Sport and the Growing Good supports Wisconsin's coaches by bringing research to practice. We interview leading researchers and experts to learn about coach-identified themes.

Rich Halverson is a professor and associate dean in the School of Education at the University of Wisconsin-Madison. A native of Manitowoc and former school principal, Professor Halverson is a scholar, author and international leader on technology, leadership, and learning. In this episode of the SGG podcast, he addressed a key question facing many coaches: How can I use technology to help members of my team learn and my team get better? In our conversation, we discussed:

1. His early interest and work in technology.

2. Adapting technology to a pre-existing practice.

3. A big problem: When technology developers don’t have a sense for the settings where practice occurs.

4. William James: “People change their practice when they have a felt need.”

5. Technologies must answer questions that people cannot answer on their own.

6. “Human centered design.” If you’re trying to change people’s practices, you must understand those practices.

7. “Old-school” coaches and leaders accepting and adapting to innovation and technology.

8. “Sometimes you can measure things that you can’t see. Sometimes you can see things that you can’t measure. Good leadership is hybrid leadership.”
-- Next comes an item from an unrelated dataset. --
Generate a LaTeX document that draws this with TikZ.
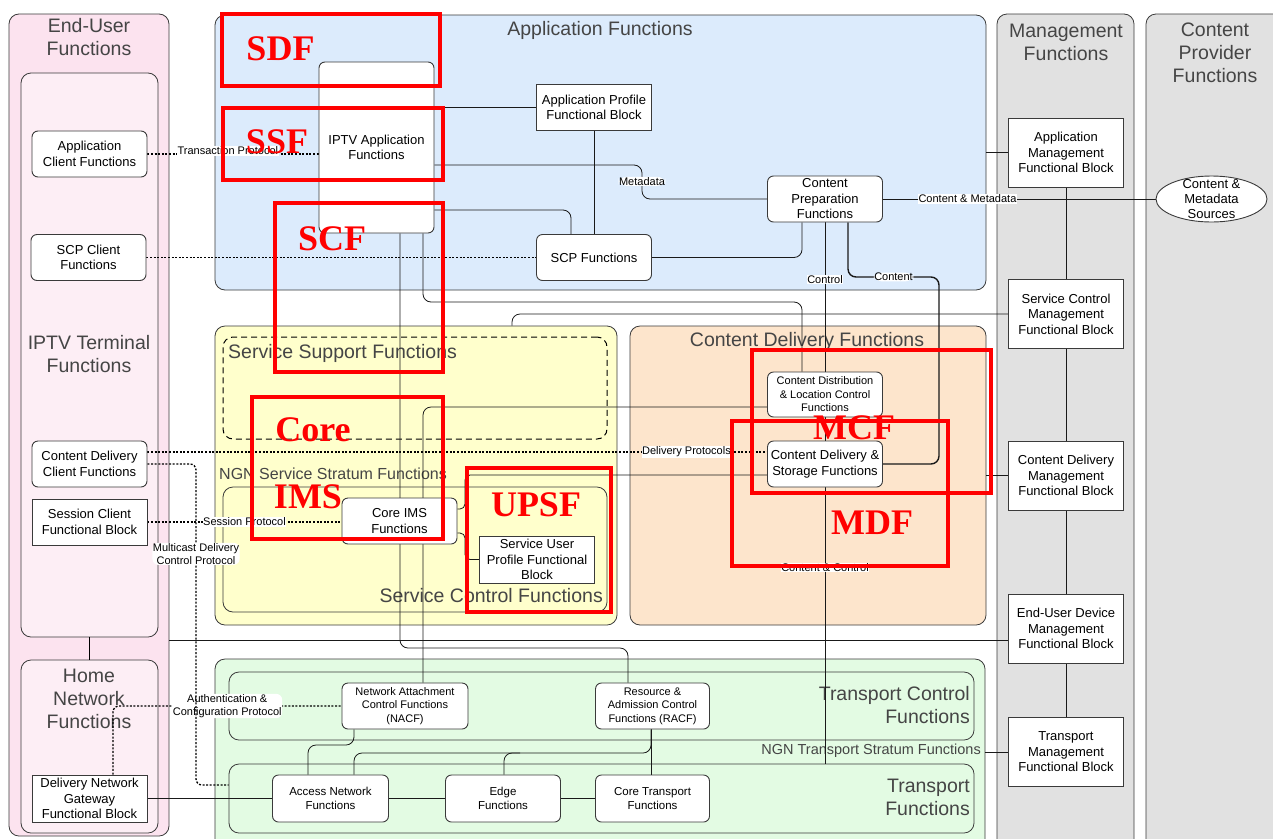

9. Relationships still matter the most for learning and trust-building. But relationship-building creates closed networks. Combining relationship networks with technology can deepen and enrich networks and practice.

10. How to better use video: The key is formative feedback. Specific, just-in-time feedback. As soon as possible! Video has the power of immediacy.

11. The learning principles that can be found in TikTok videos.

12. Technology does not replace work.

13. “If I was a coach or a principal at a school, I would liberate the tools that are in kids’ pockets (phones)…The machinery is absolutely accessible.”

14. Kids’ expertise with technology – and how we can better tap into it.

15. “Our obstacles are social, not technological. The delivery mechanisms and the technologies are fully available to solve all these problems, but it’s our beliefs that hold us back.”